[BEGIN]
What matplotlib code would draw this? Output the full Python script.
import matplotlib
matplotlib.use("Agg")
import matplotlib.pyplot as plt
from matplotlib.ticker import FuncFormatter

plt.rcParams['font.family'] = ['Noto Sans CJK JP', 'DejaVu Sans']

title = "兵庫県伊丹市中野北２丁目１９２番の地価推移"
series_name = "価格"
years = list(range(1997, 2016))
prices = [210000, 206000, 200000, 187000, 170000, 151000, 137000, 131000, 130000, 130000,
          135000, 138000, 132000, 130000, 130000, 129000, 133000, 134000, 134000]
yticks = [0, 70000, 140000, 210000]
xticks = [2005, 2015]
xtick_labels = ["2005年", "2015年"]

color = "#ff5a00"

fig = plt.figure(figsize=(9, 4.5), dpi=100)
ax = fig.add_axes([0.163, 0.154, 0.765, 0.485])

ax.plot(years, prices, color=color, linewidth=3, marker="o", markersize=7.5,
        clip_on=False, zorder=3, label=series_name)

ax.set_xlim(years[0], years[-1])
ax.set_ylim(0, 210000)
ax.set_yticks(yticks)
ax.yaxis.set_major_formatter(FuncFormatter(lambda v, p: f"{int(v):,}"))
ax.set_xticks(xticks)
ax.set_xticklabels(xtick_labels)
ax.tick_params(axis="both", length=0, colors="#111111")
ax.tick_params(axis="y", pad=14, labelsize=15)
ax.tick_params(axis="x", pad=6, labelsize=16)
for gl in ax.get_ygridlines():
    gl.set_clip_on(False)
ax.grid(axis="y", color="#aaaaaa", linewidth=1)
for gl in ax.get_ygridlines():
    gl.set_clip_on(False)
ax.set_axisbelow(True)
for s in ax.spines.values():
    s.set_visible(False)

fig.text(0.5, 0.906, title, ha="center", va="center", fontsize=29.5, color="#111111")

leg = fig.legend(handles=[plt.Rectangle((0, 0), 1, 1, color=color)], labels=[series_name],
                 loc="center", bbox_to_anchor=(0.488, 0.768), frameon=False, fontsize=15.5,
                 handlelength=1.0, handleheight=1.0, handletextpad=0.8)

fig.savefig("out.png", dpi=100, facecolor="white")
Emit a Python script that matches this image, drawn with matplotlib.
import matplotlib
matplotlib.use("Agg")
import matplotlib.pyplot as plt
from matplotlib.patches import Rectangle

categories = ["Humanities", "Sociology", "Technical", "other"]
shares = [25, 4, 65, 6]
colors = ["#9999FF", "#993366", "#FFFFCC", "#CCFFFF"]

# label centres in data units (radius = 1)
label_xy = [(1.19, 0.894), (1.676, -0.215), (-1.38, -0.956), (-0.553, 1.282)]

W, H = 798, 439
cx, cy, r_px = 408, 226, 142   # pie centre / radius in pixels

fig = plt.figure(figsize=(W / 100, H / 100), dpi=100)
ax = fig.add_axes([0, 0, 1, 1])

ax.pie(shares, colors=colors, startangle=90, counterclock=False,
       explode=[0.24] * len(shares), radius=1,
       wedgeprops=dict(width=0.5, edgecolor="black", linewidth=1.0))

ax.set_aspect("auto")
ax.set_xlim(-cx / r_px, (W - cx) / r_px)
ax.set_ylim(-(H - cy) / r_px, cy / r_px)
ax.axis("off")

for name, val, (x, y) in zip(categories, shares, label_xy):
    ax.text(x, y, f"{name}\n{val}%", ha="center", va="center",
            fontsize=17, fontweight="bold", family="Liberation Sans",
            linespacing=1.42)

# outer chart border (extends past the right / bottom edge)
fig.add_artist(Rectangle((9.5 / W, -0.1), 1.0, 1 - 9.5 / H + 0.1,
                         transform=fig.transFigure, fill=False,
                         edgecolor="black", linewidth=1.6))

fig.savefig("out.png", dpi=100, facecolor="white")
[END]
[BEGIN]
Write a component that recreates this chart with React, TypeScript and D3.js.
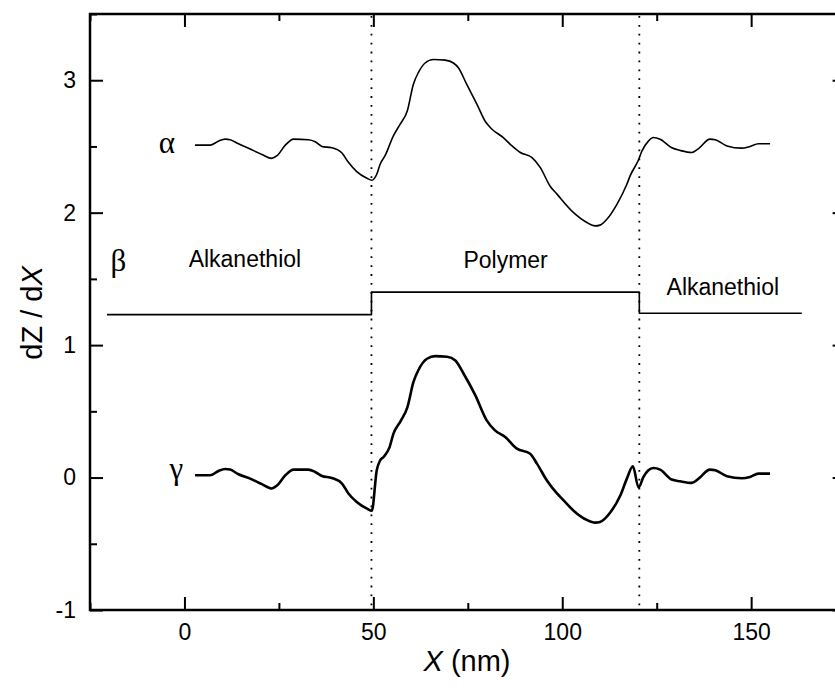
[END]
[BEGIN]
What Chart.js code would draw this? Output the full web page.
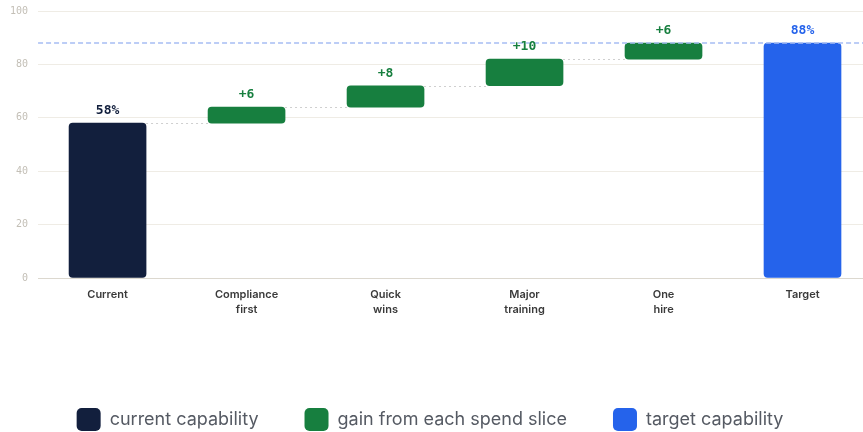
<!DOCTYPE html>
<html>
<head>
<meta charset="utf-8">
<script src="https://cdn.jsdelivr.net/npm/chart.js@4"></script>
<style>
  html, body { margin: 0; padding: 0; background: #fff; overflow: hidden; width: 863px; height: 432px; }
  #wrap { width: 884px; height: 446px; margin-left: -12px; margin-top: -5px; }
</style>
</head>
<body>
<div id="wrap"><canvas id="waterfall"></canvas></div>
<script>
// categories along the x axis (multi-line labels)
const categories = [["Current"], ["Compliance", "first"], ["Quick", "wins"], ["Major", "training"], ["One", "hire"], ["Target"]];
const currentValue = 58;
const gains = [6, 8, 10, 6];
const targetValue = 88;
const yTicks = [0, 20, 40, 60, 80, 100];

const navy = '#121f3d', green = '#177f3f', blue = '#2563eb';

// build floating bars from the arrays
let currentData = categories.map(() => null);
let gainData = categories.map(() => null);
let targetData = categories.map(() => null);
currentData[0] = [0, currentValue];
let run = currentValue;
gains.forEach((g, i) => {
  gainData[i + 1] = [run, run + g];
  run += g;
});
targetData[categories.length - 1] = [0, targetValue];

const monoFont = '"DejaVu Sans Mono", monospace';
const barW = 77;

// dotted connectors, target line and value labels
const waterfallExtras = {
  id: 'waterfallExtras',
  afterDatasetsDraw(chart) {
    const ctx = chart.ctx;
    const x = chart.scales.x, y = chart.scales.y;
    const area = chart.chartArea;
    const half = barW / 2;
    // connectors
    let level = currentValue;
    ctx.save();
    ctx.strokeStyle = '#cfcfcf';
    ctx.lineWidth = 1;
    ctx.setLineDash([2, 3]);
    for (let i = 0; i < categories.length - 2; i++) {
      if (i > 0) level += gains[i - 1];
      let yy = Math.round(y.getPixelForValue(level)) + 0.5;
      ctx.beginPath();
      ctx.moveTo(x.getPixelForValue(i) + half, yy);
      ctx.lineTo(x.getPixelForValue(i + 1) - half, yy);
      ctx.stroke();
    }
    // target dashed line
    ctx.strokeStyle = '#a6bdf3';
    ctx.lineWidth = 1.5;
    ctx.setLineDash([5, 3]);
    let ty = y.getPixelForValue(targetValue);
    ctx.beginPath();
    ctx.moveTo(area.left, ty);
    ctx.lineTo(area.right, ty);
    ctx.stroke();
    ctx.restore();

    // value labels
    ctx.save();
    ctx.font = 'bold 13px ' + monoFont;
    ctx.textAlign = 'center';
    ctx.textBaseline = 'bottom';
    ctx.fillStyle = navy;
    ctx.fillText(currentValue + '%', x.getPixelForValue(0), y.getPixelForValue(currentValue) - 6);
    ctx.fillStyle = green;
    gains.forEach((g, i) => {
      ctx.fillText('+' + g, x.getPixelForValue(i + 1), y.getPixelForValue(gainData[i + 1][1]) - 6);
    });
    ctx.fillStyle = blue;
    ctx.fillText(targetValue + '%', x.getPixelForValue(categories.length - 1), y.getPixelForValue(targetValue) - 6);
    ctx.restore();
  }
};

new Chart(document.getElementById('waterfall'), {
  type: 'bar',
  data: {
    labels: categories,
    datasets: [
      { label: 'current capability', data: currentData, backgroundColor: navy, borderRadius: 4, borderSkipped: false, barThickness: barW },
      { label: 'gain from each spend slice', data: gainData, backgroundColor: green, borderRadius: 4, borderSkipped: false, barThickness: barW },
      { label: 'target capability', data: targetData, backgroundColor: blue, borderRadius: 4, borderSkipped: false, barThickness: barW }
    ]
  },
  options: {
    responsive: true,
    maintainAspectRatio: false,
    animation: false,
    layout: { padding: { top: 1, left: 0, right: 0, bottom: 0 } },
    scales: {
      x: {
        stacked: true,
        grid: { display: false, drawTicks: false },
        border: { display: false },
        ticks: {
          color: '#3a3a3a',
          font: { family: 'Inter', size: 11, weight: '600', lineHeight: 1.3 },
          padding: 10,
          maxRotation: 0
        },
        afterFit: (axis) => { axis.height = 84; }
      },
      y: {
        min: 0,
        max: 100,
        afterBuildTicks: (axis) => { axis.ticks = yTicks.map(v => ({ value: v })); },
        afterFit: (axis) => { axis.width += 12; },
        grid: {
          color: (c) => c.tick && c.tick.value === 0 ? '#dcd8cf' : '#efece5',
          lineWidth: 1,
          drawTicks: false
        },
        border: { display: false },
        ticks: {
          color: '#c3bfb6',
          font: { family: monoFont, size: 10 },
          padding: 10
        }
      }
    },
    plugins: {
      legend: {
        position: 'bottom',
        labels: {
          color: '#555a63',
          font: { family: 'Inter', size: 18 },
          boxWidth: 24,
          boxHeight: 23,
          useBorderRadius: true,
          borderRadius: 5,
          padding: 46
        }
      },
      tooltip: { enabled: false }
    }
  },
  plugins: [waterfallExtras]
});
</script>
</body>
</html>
[END]
Do this:
Keep both end lines and retype everything in the records above from the line containing "What matplotlib code" through the line containing "plt.rcParams['font.family'] = ['Noto", exactly, with nothing else.

Answer to the problem:
What matplotlib code would draw this? Output the full Python script.
import matplotlib
matplotlib.use("Agg")
import matplotlib.pyplot as plt
from matplotlib.ticker import FuncFormatter

plt.rcParams['font.family'] = ['Noto Sans CJK JP', 'DejaVu Sans']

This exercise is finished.